My youngest dog, Finn, is nearly 6 months old. He got the hang of house training pretty quickly (I used a crate) and has been getting better and better. He has now been clean through the night for about a month and while I'm at home he does all his business outside. 

However, when I am out (even for a short time) he sometimes wees on the kitchen floor or poos inside the front door. He knows he should be going outside (has a dog flap) and he never does it while I'm in the house.

Could this be some sort of separation anxiety ? 

Yesterday I treated my bed to a new mattress topper, bottom sheet, and a new summer quilt. This was topped off with a blanket, freshly washed. Finn did his business outside this morning but in a 10 minute space where I was distracted he weed right in the middle of the bed. 

I know it seems I'm overacting but it really upset me - I know this is my fault, not his, but I don't know what I'm doing wrong ! He's a very good dog and very well trained in all other areas.... but times like this I feel I'm back to square one.
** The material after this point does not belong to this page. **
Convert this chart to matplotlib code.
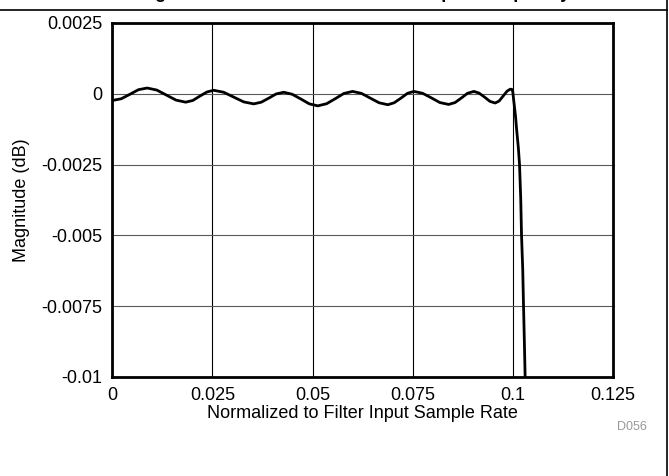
import matplotlib
matplotlib.use("Agg")
from matplotlib import pyplot as plt
from matplotlib.lines import Line2D

plt.rcParams['font.family'] = ['Liberation Sans', 'DejaVu Sans']

# passband ripple (normalized freq, dB)
freq = [0.0, 0.0022, 0.0044, 0.0065, 0.0087,
        0.0111, 0.0135, 0.0159, 0.0183,
        0.0201, 0.0218, 0.0236, 0.0253,
        0.0278, 0.0303, 0.0328, 0.0353,
        0.0372, 0.0391, 0.0409, 0.0428,
        0.0449, 0.0471, 0.0492, 0.0513,
        0.0535, 0.0557, 0.0578, 0.0600,
        0.0622, 0.0644, 0.0666, 0.0688,
        0.0704, 0.0721, 0.0737, 0.0753,
        0.0775, 0.0797, 0.0818, 0.0840,
        0.0856, 0.0872, 0.0887, 0.0903,
        0.0916, 0.0930, 0.0943, 0.0956,
        0.0966, 0.0976, 0.0986, 0.0994, 0.0998,
        0.1000, 0.1003, 0.1007, 0.1010, 0.1014, 0.1017, 0.1020,
        0.1022, 0.1025, 0.1027, 0.1029, 0.1031, 0.1032]
mag = [-0.00024, -0.00018, -0.00002, 0.00014, 0.00020,
       0.000127, -0.00005, -0.000227, -0.00030,
       -0.000239, -0.00009, 0.000059, 0.00012,
       0.00005, -0.00012, -0.00029, -0.00036,
       -0.00030, -0.000155, -0.00001, 0.00005,
       -0.00002, -0.00019, -0.00036, -0.00043,
       -0.000355, -0.000175, 0.000006, 0.00008,
       0.000011, -0.000155, -0.00032, -0.00039,
       -0.00032, -0.000155, 0.000011, 0.00008,
       0.000013, -0.00015, -0.000313, -0.00038,
       -0.000313, -0.00015, 0.000013, 0.00008,
       0.00002, -0.000125, -0.00027, -0.00033,
       -0.00026, -0.000085, 0.00009, 0.00016, 0.00015,
       0.00008, -0.0003, -0.0008, -0.0013, -0.0019, -0.0025, -0.0037,
       -0.005, -0.0062, -0.0075, -0.0087, -0.01, -0.0105]

xticks = [0, 0.025, 0.05, 0.075, 0.1, 0.125]
xticklabels = ['0', '0.025', '0.05', '0.075', '0.1', '0.125']
yticks = [0.0025, 0, -0.0025, -0.005, -0.0075, -0.01]
yticklabels = ['0.0025', '0', '-0.0025', '-0.005', '-0.0075', '-0.01']

fig = plt.figure(figsize=(6.69, 4.76), dpi=100)
ax = fig.add_axes([0.168, 0.208, 0.748, 0.744])

ax.plot(freq, mag, color='black', lw=2, solid_joinstyle='round')
ax.set_xlim(0, 0.125)
ax.set_ylim(-0.01, 0.0025)
ax.set_xticks(xticks)
ax.set_xticklabels(xticklabels)
ax.set_yticks(yticks)
ax.set_yticklabels(yticklabels)
ax.tick_params(length=0, pad=7, labelsize=13)
ax.grid(axis='x', color='black', lw=0.8)
ax.grid(axis='y', color='0.35', lw=0.8)
for s in ax.spines.values():
    s.set_linewidth(2)
ax.set_xlabel('Normalized to Filter Input Sample Rate', fontsize=13, labelpad=1)
ax.set_ylabel('Magnitude (dB)', fontsize=13, labelpad=8)

# frame lines and cut-off title of the datasheet figure
fig.add_artist(Line2D([0, 0.9963], [0.980, 0.980], color='black', lw=1.2))
fig.add_artist(Line2D([0.9963, 0.9963], [0, 1], color='black', lw=1.2))
fig.text(0.486, 1.005, 'Filter Magnitude Over the Band Zoomed Up to Frequency',
         ha='center', va='baseline', fontsize=13, weight='bold')
fig.text(0.945, 0.102, 'D056', ha='center', va='center', fontsize=9, color='0.6')

fig.savefig('out.png', dpi=100)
Do you think this is territory marking ? He's six months old in a couple of weeks and not castrated yet. It would have all been completely new, freshly washed bedding.

All input gratefully received !!!

Thanks

Mandi


----------



## Fleur (Jul 19, 2008)

Sounds like a combination of Separation Anxiety ( the toileting when you are out) and Marking (the new bed covers)
I'm afraid I'm not much help though - Lilly would toilet when we were out despite having a dog flap, but she did eventually grow out of it at about 18 months. In the mean time I made sure she only had access to an area that was easy to clean (vinyl flooring) and used biological washing powder to scrub the floor every time.


----------



## Granary19 (May 11, 2009)

Thanks Fleur !


----------



## Fleur (Jul 19, 2008)

Just thought my post wasn't very helpful - there are lots of proactive things you can do to tackle SA.
Start by leaving the dog in another room when you are home first for just 1 minute and gradually build up the time.
Randomly put your coat and shoes on and then sit and watch the telly, pick up your keys go out the front door and come straight back in again so he becomes desensitized to all the actions. 
Here's a useful link Separation Anxiety In Dogs - How To Treat It | Pet Library
DAP (Dog Appeasing Pheromones) is also a useful tool http://www.petmeds.co.uk/nsearch.aspx?keywords=dap&gclid=CJTstvq__6ECFYdh4wodVUIwQg


----------



## Bearpaw (Dec 10, 2009)

As well as looking into the anxiety side of things (and this is a possibilty) have a chat with your vet about neutering,as his hormones may be kicking in about now! and this may be something that can be done soon.
May be worth going back to using the crate for times when you are out or not paying attention to what he's doing,that way he wont have access to areas you dont want ruined.
I find that from 6mths pups tend to get a bit picklish again!and start pushing boundaries. going back to basics can help remind them.


----------